* _Your objective_: Strip the pictures and reproduce the rest of the listing exactly.

<<<<

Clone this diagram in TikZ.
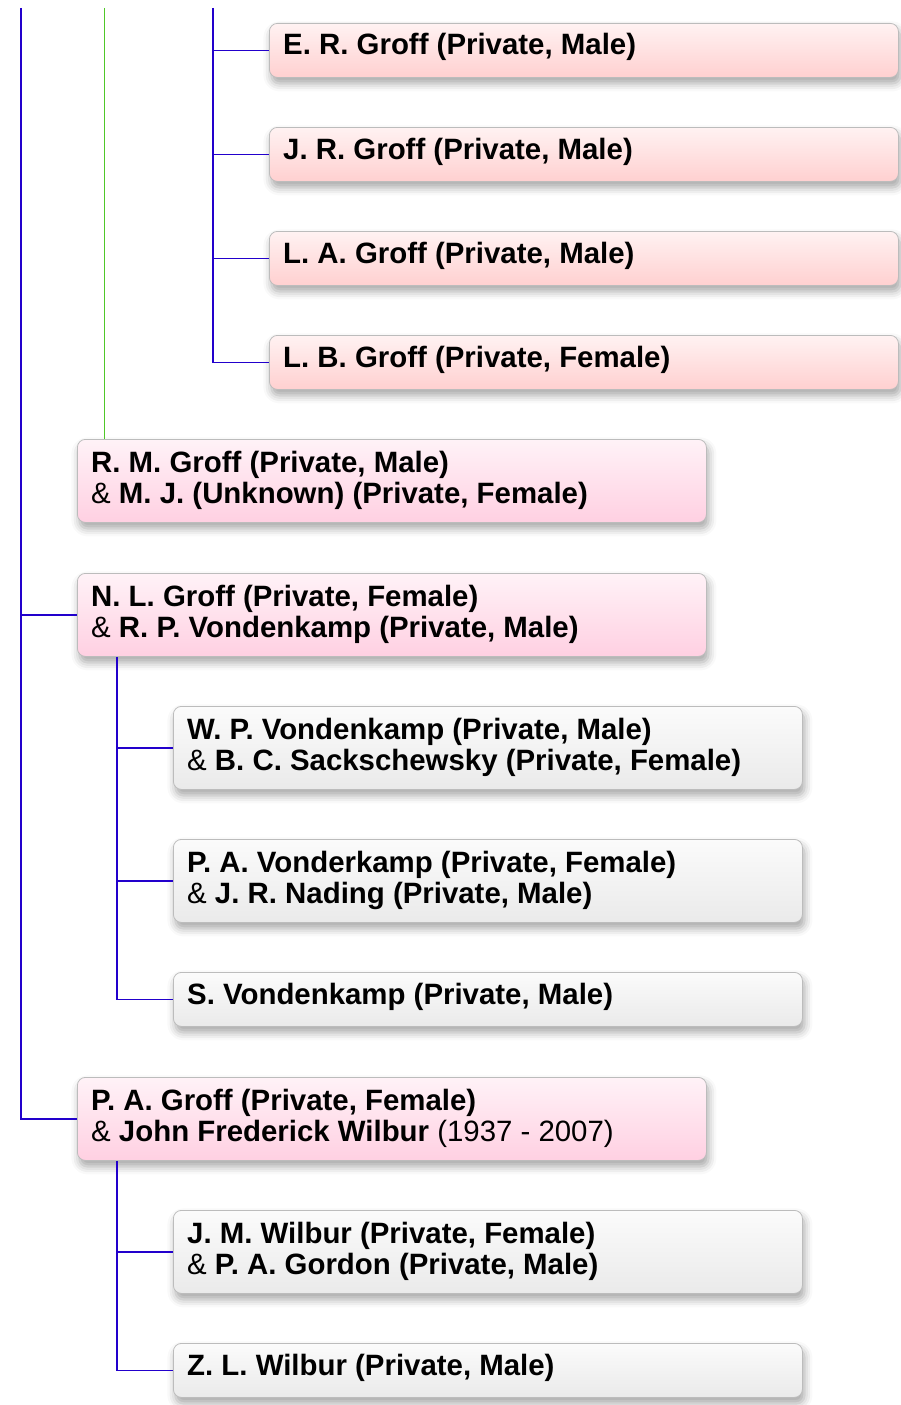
\documentclass[tikz,border=0pt]{standalone}
\usepackage{fontspec}
\setmainfont{Liberation Sans}
\usetikzlibrary{shadows.blur}
\definecolor{redtop}{RGB}{255,242,242}
\definecolor{redbot}{RGB}{255,208,208}
\definecolor{pinktop}{RGB}{255,242,247}
\definecolor{pinkbot}{RGB}{255,208,226}
\definecolor{graytop}{RGB}{251,251,251}
\definecolor{graybot}{RGB}{234,234,234}
\definecolor{boxborder}{RGB}{188,188,188}
\definecolor{linkblue}{RGB}{34,0,204}
\definecolor{linkgreen}{RGB}{80,200,40}
\begin{document}
\begin{tikzpicture}[x=1pt,y=-1pt,
  box/.style={draw=boxborder, line width=0.8pt, rounded corners=8pt,
    minimum width=629pt, anchor=north west, inner sep=0pt,
    blur shadow={shadow xshift=2pt, shadow yshift=-6pt, shadow blur radius=8pt, shadow opacity=35}},
  one/.style={minimum height=54pt},
  two/.style={minimum height=83pt},
  redbox/.style={box, top color=redtop, bottom color=redbot},
  pinkbox/.style={box, top color=pinktop, bottom color=pinkbot},
  graybox/.style={box, top color=graytop, bottom color=graybot},
  txt/.style={anchor=base west, inner sep=0pt, font=\fontsize{29.4}{31}\selectfont},
  link/.style={draw=linkblue, line width=1.2pt},
  glink/.style={draw=linkgreen, line width=1pt}]
\useasboundingbox (0,0) rectangle (901,1405);

% boxes
\node[redbox, one] (e) at (269,23) {};
\node[redbox, one] (j) at (269,127) {};
\node[redbox, one] (la) at (269,231) {};
\node[redbox, one] (lb) at (269,335) {};
\node[pinkbox, two] (rm) at (77,439) {};
\node[pinkbox, two] (nl) at (77,573) {};
\node[graybox, two] (wp) at (173,706) {};
\node[graybox, two] (pav) at (173,839) {};
\node[graybox, one] (s) at (173,972) {};
\node[pinkbox, two] (pa) at (77,1077) {};
\node[graybox, two] (jm) at (173,1210) {};
\node[graybox, one] (zl) at (173,1343) {};

% texts
\node[txt] (te) at ([xshift=14pt,yshift=-32pt]e.north west) {\textbf{E. R. Groff (Private, Male)}};
\node[txt] (tj) at ([xshift=14pt,yshift=-32pt]j.north west) {\textbf{J. R. Groff (Private, Male)}};
\node[txt] (tla) at ([xshift=14pt,yshift=-32pt]la.north west) {\textbf{L. A. Groff (Private, Male)}};
\node[txt] (tlb) at ([xshift=14pt,yshift=-32pt]lb.north west) {\textbf{L. B. Groff (Private, Female)}};
\node[txt] (trm1) at ([xshift=14pt,yshift=-33pt]rm.north west) {\textbf{R. M. Groff (Private, Male)}};
\node[txt] (trm2) at ([xshift=14pt,yshift=-64pt]rm.north west) {\& \textbf{M. J. (Unknown) (Private, Female)}};
\node[txt] (tnl1) at ([xshift=14pt,yshift=-33pt]nl.north west) {\textbf{N. L. Groff (Private, Female)}};
\node[txt] (tnl2) at ([xshift=14pt,yshift=-64pt]nl.north west) {\& \textbf{R. P. Vondenkamp (Private, Male)}};
\node[txt] (twp1) at ([xshift=14pt,yshift=-33pt]wp.north west) {\textbf{W. P. Vondenkamp (Private, Male)}};
\node[txt] (twp2) at ([xshift=14pt,yshift=-64pt]wp.north west) {\& \textbf{B. C. Sackschewsky (Private, Female)}};
\node[txt] (tpav1) at ([xshift=14pt,yshift=-33pt]pav.north west) {\textbf{P. A. Vonderkamp (Private, Female)}};
\node[txt] (tpav2) at ([xshift=14pt,yshift=-64pt]pav.north west) {\& \textbf{J. R. Nading (Private, Male)}};
\node[txt] (ts) at ([xshift=14pt,yshift=-32pt]s.north west) {\textbf{S. Vondenkamp (Private, Male)}};
\node[txt] (tpa1) at ([xshift=14pt,yshift=-33pt]pa.north west) {\textbf{P. A. Groff (Private, Female)}};
\node[txt] (tpa2) at ([xshift=14pt,yshift=-64pt]pa.north west) {\& \textbf{John Frederick Wilbur} (1937 - 2007)};
\node[txt] (tjm1) at ([xshift=14pt,yshift=-33pt]jm.north west) {\textbf{J. M. Wilbur (Private, Female)}};
\node[txt] (tjm2) at ([xshift=14pt,yshift=-64pt]jm.north west) {\& \textbf{P. A. Gordon (Private, Male)}};
\node[txt] (tzl) at ([xshift=14pt,yshift=-32pt]zl.north west) {\textbf{Z. L. Wilbur (Private, Male)}};

% connectors
\coordinate (t1) at (21,8);
\coordinate (t2) at (104,8);
\coordinate (t3) at (213,8);
\draw[link] (t1) |- (pa.west);
\draw[link] (t1 |- nl.west) -- (nl.west);
\draw[glink] (t2) -- (t2 |- rm.north);
\draw[link] (t3) |- (lb.west);
\draw[link] (t3 |- e.west) -- (e.west);
\draw[link] (t3 |- j.west) -- (j.west);
\draw[link] (t3 |- la.west) -- (la.west);
\coordinate (c1) at ([xshift=40pt]nl.south west);
\draw[link] (c1) |- (s.west);
\draw[link] (c1 |- wp.west) -- (wp.west);
\draw[link] (c1 |- pav.west) -- (pav.west);
\coordinate (c2) at ([xshift=40pt]pa.south west);
\draw[link] (c2) |- (zl.west);
\draw[link] (c2 |- jm.west) -- (jm.west);
\end{tikzpicture}
\end{document}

>>>>

* _Correct result_:
Clone this diagram in TikZ.
\documentclass[tikz,border=0pt]{standalone}
\usepackage{fontspec}
\setmainfont{Liberation Sans}
\usetikzlibrary{shadows.blur}
\definecolor{redtop}{RGB}{255,242,242}
\definecolor{redbot}{RGB}{255,208,208}
\definecolor{pinktop}{RGB}{255,242,247}
\definecolor{pinkbot}{RGB}{255,208,226}
\definecolor{graytop}{RGB}{251,251,251}
\definecolor{graybot}{RGB}{234,234,234}
\definecolor{boxborder}{RGB}{188,188,188}
\definecolor{linkblue}{RGB}{34,0,204}
\definecolor{linkgreen}{RGB}{80,200,40}
\begin{document}
\begin{tikzpicture}[x=1pt,y=-1pt,
  box/.style={draw=boxborder, line width=0.8pt, rounded corners=8pt,
    minimum width=629pt, anchor=north west, inner sep=0pt,
    blur shadow={shadow xshift=2pt, shadow yshift=-6pt, shadow blur radius=8pt, shadow opacity=35}},
  one/.style={minimum height=54pt},
  two/.style={minimum height=83pt},
  redbox/.style={box, top color=redtop, bottom color=redbot},
  pinkbox/.style={box, top color=pinktop, bottom color=pinkbot},
  graybox/.style={box, top color=graytop, bottom color=graybot},
  txt/.style={anchor=base west, inner sep=0pt, font=\fontsize{29.4}{31}\selectfont},
  link/.style={draw=linkblue, line width=1.2pt},
  glink/.style={draw=linkgreen, line width=1pt}]
\useasboundingbox (0,0) rectangle (901,1405);

% boxes
\node[redbox, one] (e) at (269,23) {};
\node[redbox, one] (j) at (269,127) {};
\node[redbox, one] (la) at (269,231) {};
\node[redbox, one] (lb) at (269,335) {};
\node[pinkbox, two] (rm) at (77,439) {};
\node[pinkbox, two] (nl) at (77,573) {};
\node[graybox, two] (wp) at (173,706) {};
\node[graybox, two] (pav) at (173,839) {};
\node[graybox, one] (s) at (173,972) {};
\node[pinkbox, two] (pa) at (77,1077) {};
\node[graybox, two] (jm) at (173,1210) {};
\node[graybox, one] (zl) at (173,1343) {};

% texts
\node[txt] (te) at ([xshift=14pt,yshift=-32pt]e.north west) {\textbf{E. R. Groff (Private, Male)}};
\node[txt] (tj) at ([xshift=14pt,yshift=-32pt]j.north west) {\textbf{J. R. Groff (Private, Male)}};
\node[txt] (tla) at ([xshift=14pt,yshift=-32pt]la.north west) {\textbf{L. A. Groff (Private, Male)}};
\node[txt] (tlb) at ([xshift=14pt,yshift=-32pt]lb.north west) {\textbf{L. B. Groff (Private, Female)}};
\node[txt] (trm1) at ([xshift=14pt,yshift=-33pt]rm.north west) {\textbf{R. M. Groff (Private, Male)}};
\node[txt] (trm2) at ([xshift=14pt,yshift=-64pt]rm.north west) {\& \textbf{M. J. (Unknown) (Private, Female)}};
\node[txt] (tnl1) at ([xshift=14pt,yshift=-33pt]nl.north west) {\textbf{N. L. Groff (Private, Female)}};
\node[txt] (tnl2) at ([xshift=14pt,yshift=-64pt]nl.north west) {\& \textbf{R. P. Vondenkamp (Private, Male)}};
\node[txt] (twp1) at ([xshift=14pt,yshift=-33pt]wp.north west) {\textbf{W. P. Vondenkamp (Private, Male)}};
\node[txt] (twp2) at ([xshift=14pt,yshift=-64pt]wp.north west) {\& \textbf{B. C. Sackschewsky (Private, Female)}};
\node[txt] (tpav1) at ([xshift=14pt,yshift=-33pt]pav.north west) {\textbf{P. A. Vonderkamp (Private, Female)}};
\node[txt] (tpav2) at ([xshift=14pt,yshift=-64pt]pav.north west) {\& \textbf{J. R. Nading (Private, Male)}};
\node[txt] (ts) at ([xshift=14pt,yshift=-32pt]s.north west) {\textbf{S. Vondenkamp (Private, Male)}};
\node[txt] (tpa1) at ([xshift=14pt,yshift=-33pt]pa.north west) {\textbf{P. A. Groff (Private, Female)}};
\node[txt] (tpa2) at ([xshift=14pt,yshift=-64pt]pa.north west) {\& \textbf{John Frederick Wilbur} (1937 - 2007)};
\node[txt] (tjm1) at ([xshift=14pt,yshift=-33pt]jm.north west) {\textbf{J. M. Wilbur (Private, Female)}};
\node[txt] (tjm2) at ([xshift=14pt,yshift=-64pt]jm.north west) {\& \textbf{P. A. Gordon (Private, Male)}};
\node[txt] (tzl) at ([xshift=14pt,yshift=-32pt]zl.north west) {\textbf{Z. L. Wilbur (Private, Male)}};

% connectors
\coordinate (t1) at (21,8);
\coordinate (t2) at (104,8);
\coordinate (t3) at (213,8);
\draw[link] (t1) |- (pa.west);
\draw[link] (t1 |- nl.west) -- (nl.west);
\draw[glink] (t2) -- (t2 |- rm.north);
\draw[link] (t3) |- (lb.west);
\draw[link] (t3 |- e.west) -- (e.west);
\draw[link] (t3 |- j.west) -- (j.west);
\draw[link] (t3 |- la.west) -- (la.west);
\coordinate (c1) at ([xshift=40pt]nl.south west);
\draw[link] (c1) |- (s.west);
\draw[link] (c1 |- wp.west) -- (wp.west);
\draw[link] (c1 |- pav.west) -- (pav.west);
\coordinate (c2) at ([xshift=40pt]pa.south west);
\draw[link] (c2) |- (zl.west);
\draw[link] (c2 |- jm.west) -- (jm.west);
\end{tikzpicture}
\end{document}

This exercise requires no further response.